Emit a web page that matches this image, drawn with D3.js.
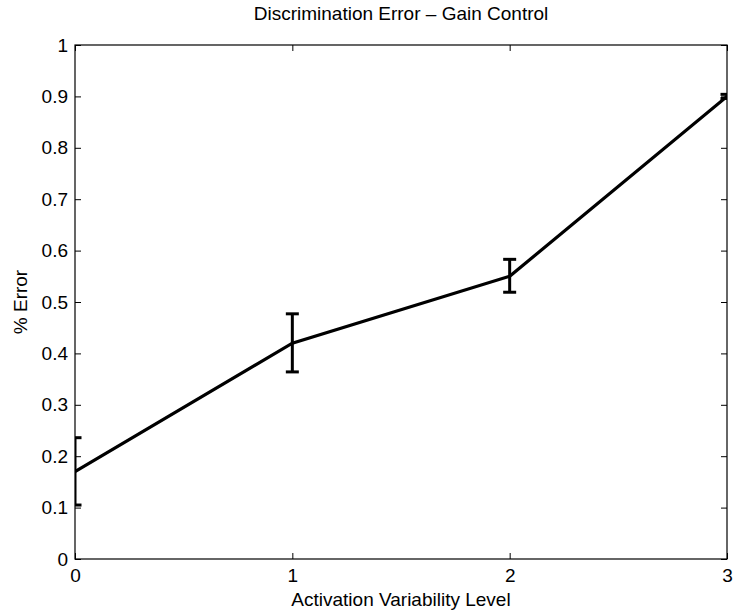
<!DOCTYPE html>
<html lang="en">
<head>
<meta charset="UTF-8" />
<script src="https://d3js.org/d3.v7.min.js"></script>
<style>
  body { margin: 0; background: #fff; }
  svg text { font-family: "Liberation Sans", Arial, sans-serif; fill: #000; }
</style>
</head>
<body>
<svg id="chart" width="733" height="611"></svg>
<script>
  // data
  const levels = [0, 1, 2, 3];
  const errorMean = [0.17, 0.42, 0.55, 0.90];
  const errorLow = [0.105, 0.364, 0.519, 0.896];
  const errorHigh = [0.236, 0.477, 0.583, 0.904];
  const xTicks = [0, 1, 2, 3];
  const yTicks = [0, 0.1, 0.2, 0.3, 0.4, 0.5, 0.6, 0.7, 0.8, 0.9, 1];

  const svg = d3.select("#chart");
  const margin = { top: 45, right: 6, bottom: 52, left: 75 };
  const width = +svg.attr("width") - margin.left - margin.right;
  const height = +svg.attr("height") - margin.top - margin.bottom;

  const x = d3.scaleLinear().domain([0, 3]).range([0, width]);
  const y = d3.scaleLinear().domain([0, 1]).range([height, 0]);

  const g = svg.append("g").attr("transform", `translate(${margin.left},${margin.top})`);

  g.append("clipPath").attr("id", "plotClip")
    .append("rect").attr("width", width).attr("height", height);

  // axes with inward ticks on all four sides
  const axisStyle = sel => {
    sel.selectAll(".domain").remove();
    sel.selectAll("line").attr("stroke", "#000");
    sel.selectAll("text").attr("font-size", "19px");
  };
  g.append("g").attr("transform", `translate(0,${height})`)
    .call(d3.axisBottom(x).tickValues(xTicks).tickSize(-6).tickPadding(10).tickFormat(d3.format("d")))
    .call(axisStyle);
  g.append("g")
    .call(d3.axisTop(x).tickValues(xTicks).tickSize(-6).tickFormat(""))
    .call(axisStyle);
  g.append("g")
    .call(d3.axisLeft(y).tickValues(yTicks).tickSize(-6).tickPadding(7).tickFormat(d => String(+d.toFixed(1))))
    .call(axisStyle);
  g.append("g").attr("transform", `translate(${width},0)`)
    .call(d3.axisRight(y).tickValues(yTicks).tickSize(-6).tickFormat(""))
    .call(axisStyle);

  g.append("rect")
    .attr("width", width).attr("height", height)
    .attr("fill", "none").attr("stroke", "#000").attr("stroke-width", 1.2);

  const pts = levels.map((d, i) => ({ x: d, m: errorMean[i], lo: errorLow[i], hi: errorHigh[i] }));

  const plot = g.append("g").attr("clip-path", "url(#plotClip)");

  // error bars
  const capW = 6.5;
  const bars = plot.append("g").attr("stroke", "#000").attr("stroke-width", 3);
  pts.forEach(p => {
    bars.append("line").attr("x1", x(p.x)).attr("x2", x(p.x)).attr("y1", y(p.lo)).attr("y2", y(p.hi));
    bars.append("line").attr("x1", x(p.x) - capW).attr("x2", x(p.x) + capW).attr("y1", y(p.lo)).attr("y2", y(p.lo));
    bars.append("line").attr("x1", x(p.x) - capW).attr("x2", x(p.x) + capW).attr("y1", y(p.hi)).attr("y2", y(p.hi));
  });

  plot.append("path")
    .datum(pts)
    .attr("fill", "none").attr("stroke", "#000").attr("stroke-width", 3.2)
    .attr("d", d3.line().x(d => x(d.x)).y(d => y(d.m)));

  // titles
  svg.append("text")
    .attr("x", margin.left + width / 2).attr("y", 20)
    .attr("text-anchor", "middle").attr("font-size", "19px")
    .text("Discrimination Error \u2013 Gain Control");
  svg.append("text")
    .attr("x", margin.left + width / 2).attr("y", 606)
    .attr("text-anchor", "middle").attr("font-size", "19px")
    .text("Activation Variability Level");
  svg.append("text")
    .attr("transform", `translate(27,${margin.top + height / 2}) rotate(-90)`)
    .attr("text-anchor", "middle").attr("font-size", "19px")
    .text("% Error");
</script>
</body>
</html>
====================
• [Given exercise] Find each line that has the word "with", then copy it out.

• [Output for this exercise]
Emit a web page that matches this image, drawn with D3.js.
  // axes with inward ticks on all four sides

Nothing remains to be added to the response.